- [STATED PROBLEM] Write the data out again exactly, with no pictures.

- [SOURCE DATA]
+--
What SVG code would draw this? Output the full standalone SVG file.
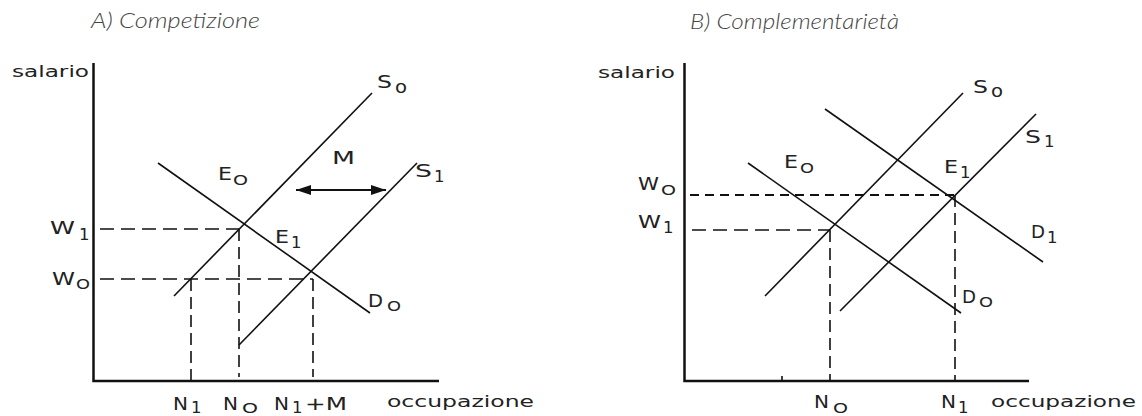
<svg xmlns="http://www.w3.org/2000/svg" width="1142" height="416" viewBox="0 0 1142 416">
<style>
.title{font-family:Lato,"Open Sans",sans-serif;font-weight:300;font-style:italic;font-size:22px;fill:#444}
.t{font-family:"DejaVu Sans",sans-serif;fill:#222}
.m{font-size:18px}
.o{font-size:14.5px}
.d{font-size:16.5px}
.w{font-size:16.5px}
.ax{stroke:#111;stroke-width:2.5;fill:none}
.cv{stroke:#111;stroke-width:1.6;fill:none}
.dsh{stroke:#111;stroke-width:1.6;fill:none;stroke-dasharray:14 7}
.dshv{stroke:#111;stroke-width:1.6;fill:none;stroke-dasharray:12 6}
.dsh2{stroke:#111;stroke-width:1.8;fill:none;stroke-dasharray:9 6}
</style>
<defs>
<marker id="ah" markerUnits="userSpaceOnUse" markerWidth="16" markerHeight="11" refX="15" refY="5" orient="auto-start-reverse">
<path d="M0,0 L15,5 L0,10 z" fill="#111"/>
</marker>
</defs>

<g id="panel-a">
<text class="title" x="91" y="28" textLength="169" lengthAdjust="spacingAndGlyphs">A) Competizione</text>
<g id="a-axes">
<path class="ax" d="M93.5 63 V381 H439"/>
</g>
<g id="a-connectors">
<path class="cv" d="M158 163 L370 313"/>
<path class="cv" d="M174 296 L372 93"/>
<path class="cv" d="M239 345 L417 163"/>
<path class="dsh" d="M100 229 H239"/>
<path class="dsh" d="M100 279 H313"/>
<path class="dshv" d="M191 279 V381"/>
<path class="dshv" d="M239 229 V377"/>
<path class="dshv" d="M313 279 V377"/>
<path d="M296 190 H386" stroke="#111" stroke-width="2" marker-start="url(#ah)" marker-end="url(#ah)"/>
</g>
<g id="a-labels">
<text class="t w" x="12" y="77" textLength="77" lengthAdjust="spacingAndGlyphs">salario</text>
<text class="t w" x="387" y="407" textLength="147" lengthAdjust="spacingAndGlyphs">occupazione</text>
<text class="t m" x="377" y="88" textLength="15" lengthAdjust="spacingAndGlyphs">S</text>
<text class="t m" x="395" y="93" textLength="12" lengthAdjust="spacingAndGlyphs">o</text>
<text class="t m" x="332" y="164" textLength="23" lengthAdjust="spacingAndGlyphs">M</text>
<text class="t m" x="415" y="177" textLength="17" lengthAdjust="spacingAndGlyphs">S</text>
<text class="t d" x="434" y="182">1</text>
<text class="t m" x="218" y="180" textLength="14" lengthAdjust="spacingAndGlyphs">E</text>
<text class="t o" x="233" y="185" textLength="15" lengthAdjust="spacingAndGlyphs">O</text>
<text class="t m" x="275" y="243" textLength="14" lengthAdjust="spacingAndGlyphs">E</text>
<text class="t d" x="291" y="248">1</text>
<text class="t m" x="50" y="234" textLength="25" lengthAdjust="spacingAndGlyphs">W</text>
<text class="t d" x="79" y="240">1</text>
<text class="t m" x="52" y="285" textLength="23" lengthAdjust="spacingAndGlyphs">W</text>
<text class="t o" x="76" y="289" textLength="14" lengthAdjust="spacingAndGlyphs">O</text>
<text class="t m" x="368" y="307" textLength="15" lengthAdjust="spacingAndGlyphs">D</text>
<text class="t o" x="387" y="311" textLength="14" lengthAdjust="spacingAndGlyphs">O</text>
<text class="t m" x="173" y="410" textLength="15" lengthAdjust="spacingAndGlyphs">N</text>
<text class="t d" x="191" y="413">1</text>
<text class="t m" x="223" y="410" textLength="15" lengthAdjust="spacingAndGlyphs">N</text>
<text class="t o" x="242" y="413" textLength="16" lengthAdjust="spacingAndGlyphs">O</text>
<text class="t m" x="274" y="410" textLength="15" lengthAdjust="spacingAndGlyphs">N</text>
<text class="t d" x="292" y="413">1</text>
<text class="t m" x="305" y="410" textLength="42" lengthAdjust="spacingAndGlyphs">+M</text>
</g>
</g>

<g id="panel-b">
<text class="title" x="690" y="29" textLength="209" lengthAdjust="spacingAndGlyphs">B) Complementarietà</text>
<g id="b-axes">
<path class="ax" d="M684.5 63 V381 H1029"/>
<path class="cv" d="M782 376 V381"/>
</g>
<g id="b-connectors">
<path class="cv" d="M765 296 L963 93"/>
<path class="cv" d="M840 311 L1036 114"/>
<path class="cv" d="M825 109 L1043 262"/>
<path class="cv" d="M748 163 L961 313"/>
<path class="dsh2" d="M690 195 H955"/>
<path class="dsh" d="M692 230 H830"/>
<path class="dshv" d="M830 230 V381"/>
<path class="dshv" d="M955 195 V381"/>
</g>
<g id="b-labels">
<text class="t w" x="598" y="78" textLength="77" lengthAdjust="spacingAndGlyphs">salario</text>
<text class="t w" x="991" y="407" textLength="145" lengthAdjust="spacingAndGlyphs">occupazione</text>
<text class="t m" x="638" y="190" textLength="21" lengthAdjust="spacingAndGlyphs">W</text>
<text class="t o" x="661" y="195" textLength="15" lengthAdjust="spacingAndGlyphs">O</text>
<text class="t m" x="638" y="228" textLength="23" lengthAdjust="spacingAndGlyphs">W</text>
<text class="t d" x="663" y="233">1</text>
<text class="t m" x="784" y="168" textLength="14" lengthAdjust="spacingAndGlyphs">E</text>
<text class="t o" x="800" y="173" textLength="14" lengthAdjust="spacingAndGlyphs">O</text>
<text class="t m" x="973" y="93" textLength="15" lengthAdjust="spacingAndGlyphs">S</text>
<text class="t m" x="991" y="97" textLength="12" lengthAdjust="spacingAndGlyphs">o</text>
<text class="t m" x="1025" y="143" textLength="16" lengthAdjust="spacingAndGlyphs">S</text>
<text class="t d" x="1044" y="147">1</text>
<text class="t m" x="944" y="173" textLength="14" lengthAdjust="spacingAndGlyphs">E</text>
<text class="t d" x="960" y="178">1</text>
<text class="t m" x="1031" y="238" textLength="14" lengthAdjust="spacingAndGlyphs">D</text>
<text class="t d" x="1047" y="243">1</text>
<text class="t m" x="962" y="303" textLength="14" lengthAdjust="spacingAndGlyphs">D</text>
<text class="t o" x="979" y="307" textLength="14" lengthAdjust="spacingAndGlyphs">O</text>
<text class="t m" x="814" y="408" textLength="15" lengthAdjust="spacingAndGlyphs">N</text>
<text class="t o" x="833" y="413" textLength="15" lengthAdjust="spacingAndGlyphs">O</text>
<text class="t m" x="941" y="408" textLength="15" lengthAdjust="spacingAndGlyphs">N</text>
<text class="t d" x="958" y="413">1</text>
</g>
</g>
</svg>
+--
- [ANSWER TO THE TASK]
What SVG code would draw this? Output the full standalone SVG file.
<svg xmlns="http://www.w3.org/2000/svg" width="1142" height="416" viewBox="0 0 1142 416">
<style>
.title{font-family:Lato,"Open Sans",sans-serif;font-weight:300;font-style:italic;font-size:22px;fill:#444}
.t{font-family:"DejaVu Sans",sans-serif;fill:#222}
.m{font-size:18px}
.o{font-size:14.5px}
.d{font-size:16.5px}
.w{font-size:16.5px}
.ax{stroke:#111;stroke-width:2.5;fill:none}
.cv{stroke:#111;stroke-width:1.6;fill:none}
.dsh{stroke:#111;stroke-width:1.6;fill:none;stroke-dasharray:14 7}
.dshv{stroke:#111;stroke-width:1.6;fill:none;stroke-dasharray:12 6}
.dsh2{stroke:#111;stroke-width:1.8;fill:none;stroke-dasharray:9 6}
</style>
<defs>
<marker id="ah" markerUnits="userSpaceOnUse" markerWidth="16" markerHeight="11" refX="15" refY="5" orient="auto-start-reverse">
<path d="M0,0 L15,5 L0,10 z" fill="#111"/>
</marker>
</defs>

<g id="panel-a">
<text class="title" x="91" y="28" textLength="169" lengthAdjust="spacingAndGlyphs">A) Competizione</text>
<g id="a-axes">
<path class="ax" d="M93.5 63 V381 H439"/>
</g>
<g id="a-connectors">
<path class="cv" d="M158 163 L370 313"/>
<path class="cv" d="M174 296 L372 93"/>
<path class="cv" d="M239 345 L417 163"/>
<path class="dsh" d="M100 229 H239"/>
<path class="dsh" d="M100 279 H313"/>
<path class="dshv" d="M191 279 V381"/>
<path class="dshv" d="M239 229 V377"/>
<path class="dshv" d="M313 279 V377"/>
<path d="M296 190 H386" stroke="#111" stroke-width="2" marker-start="url(#ah)" marker-end="url(#ah)"/>
</g>
<g id="a-labels">
<text class="t w" x="12" y="77" textLength="77" lengthAdjust="spacingAndGlyphs">salario</text>
<text class="t w" x="387" y="407" textLength="147" lengthAdjust="spacingAndGlyphs">occupazione</text>
<text class="t m" x="377" y="88" textLength="15" lengthAdjust="spacingAndGlyphs">S</text>
<text class="t m" x="395" y="93" textLength="12" lengthAdjust="spacingAndGlyphs">o</text>
<text class="t m" x="332" y="164" textLength="23" lengthAdjust="spacingAndGlyphs">M</text>
<text class="t m" x="415" y="177" textLength="17" lengthAdjust="spacingAndGlyphs">S</text>
<text class="t d" x="434" y="182">1</text>
<text class="t m" x="218" y="180" textLength="14" lengthAdjust="spacingAndGlyphs">E</text>
<text class="t o" x="233" y="185" textLength="15" lengthAdjust="spacingAndGlyphs">O</text>
<text class="t m" x="275" y="243" textLength="14" lengthAdjust="spacingAndGlyphs">E</text>
<text class="t d" x="291" y="248">1</text>
<text class="t m" x="50" y="234" textLength="25" lengthAdjust="spacingAndGlyphs">W</text>
<text class="t d" x="79" y="240">1</text>
<text class="t m" x="52" y="285" textLength="23" lengthAdjust="spacingAndGlyphs">W</text>
<text class="t o" x="76" y="289" textLength="14" lengthAdjust="spacingAndGlyphs">O</text>
<text class="t m" x="368" y="307" textLength="15" lengthAdjust="spacingAndGlyphs">D</text>
<text class="t o" x="387" y="311" textLength="14" lengthAdjust="spacingAndGlyphs">O</text>
<text class="t m" x="173" y="410" textLength="15" lengthAdjust="spacingAndGlyphs">N</text>
<text class="t d" x="191" y="413">1</text>
<text class="t m" x="223" y="410" textLength="15" lengthAdjust="spacingAndGlyphs">N</text>
<text class="t o" x="242" y="413" textLength="16" lengthAdjust="spacingAndGlyphs">O</text>
<text class="t m" x="274" y="410" textLength="15" lengthAdjust="spacingAndGlyphs">N</text>
<text class="t d" x="292" y="413">1</text>
<text class="t m" x="305" y="410" textLength="42" lengthAdjust="spacingAndGlyphs">+M</text>
</g>
</g>

<g id="panel-b">
<text class="title" x="690" y="29" textLength="209" lengthAdjust="spacingAndGlyphs">B) Complementarietà</text>
<g id="b-axes">
<path class="ax" d="M684.5 63 V381 H1029"/>
<path class="cv" d="M782 376 V381"/>
</g>
<g id="b-connectors">
<path class="cv" d="M765 296 L963 93"/>
<path class="cv" d="M840 311 L1036 114"/>
<path class="cv" d="M825 109 L1043 262"/>
<path class="cv" d="M748 163 L961 313"/>
<path class="dsh2" d="M690 195 H955"/>
<path class="dsh" d="M692 230 H830"/>
<path class="dshv" d="M830 230 V381"/>
<path class="dshv" d="M955 195 V381"/>
</g>
<g id="b-labels">
<text class="t w" x="598" y="78" textLength="77" lengthAdjust="spacingAndGlyphs">salario</text>
<text class="t w" x="991" y="407" textLength="145" lengthAdjust="spacingAndGlyphs">occupazione</text>
<text class="t m" x="638" y="190" textLength="21" lengthAdjust="spacingAndGlyphs">W</text>
<text class="t o" x="661" y="195" textLength="15" lengthAdjust="spacingAndGlyphs">O</text>
<text class="t m" x="638" y="228" textLength="23" lengthAdjust="spacingAndGlyphs">W</text>
<text class="t d" x="663" y="233">1</text>
<text class="t m" x="784" y="168" textLength="14" lengthAdjust="spacingAndGlyphs">E</text>
<text class="t o" x="800" y="173" textLength="14" lengthAdjust="spacingAndGlyphs">O</text>
<text class="t m" x="973" y="93" textLength="15" lengthAdjust="spacingAndGlyphs">S</text>
<text class="t m" x="991" y="97" textLength="12" lengthAdjust="spacingAndGlyphs">o</text>
<text class="t m" x="1025" y="143" textLength="16" lengthAdjust="spacingAndGlyphs">S</text>
<text class="t d" x="1044" y="147">1</text>
<text class="t m" x="944" y="173" textLength="14" lengthAdjust="spacingAndGlyphs">E</text>
<text class="t d" x="960" y="178">1</text>
<text class="t m" x="1031" y="238" textLength="14" lengthAdjust="spacingAndGlyphs">D</text>
<text class="t d" x="1047" y="243">1</text>
<text class="t m" x="962" y="303" textLength="14" lengthAdjust="spacingAndGlyphs">D</text>
<text class="t o" x="979" y="307" textLength="14" lengthAdjust="spacingAndGlyphs">O</text>
<text class="t m" x="814" y="408" textLength="15" lengthAdjust="spacingAndGlyphs">N</text>
<text class="t o" x="833" y="413" textLength="15" lengthAdjust="spacingAndGlyphs">O</text>
<text class="t m" x="941" y="408" textLength="15" lengthAdjust="spacingAndGlyphs">N</text>
<text class="t d" x="958" y="413">1</text>
</g>
</g>
</svg>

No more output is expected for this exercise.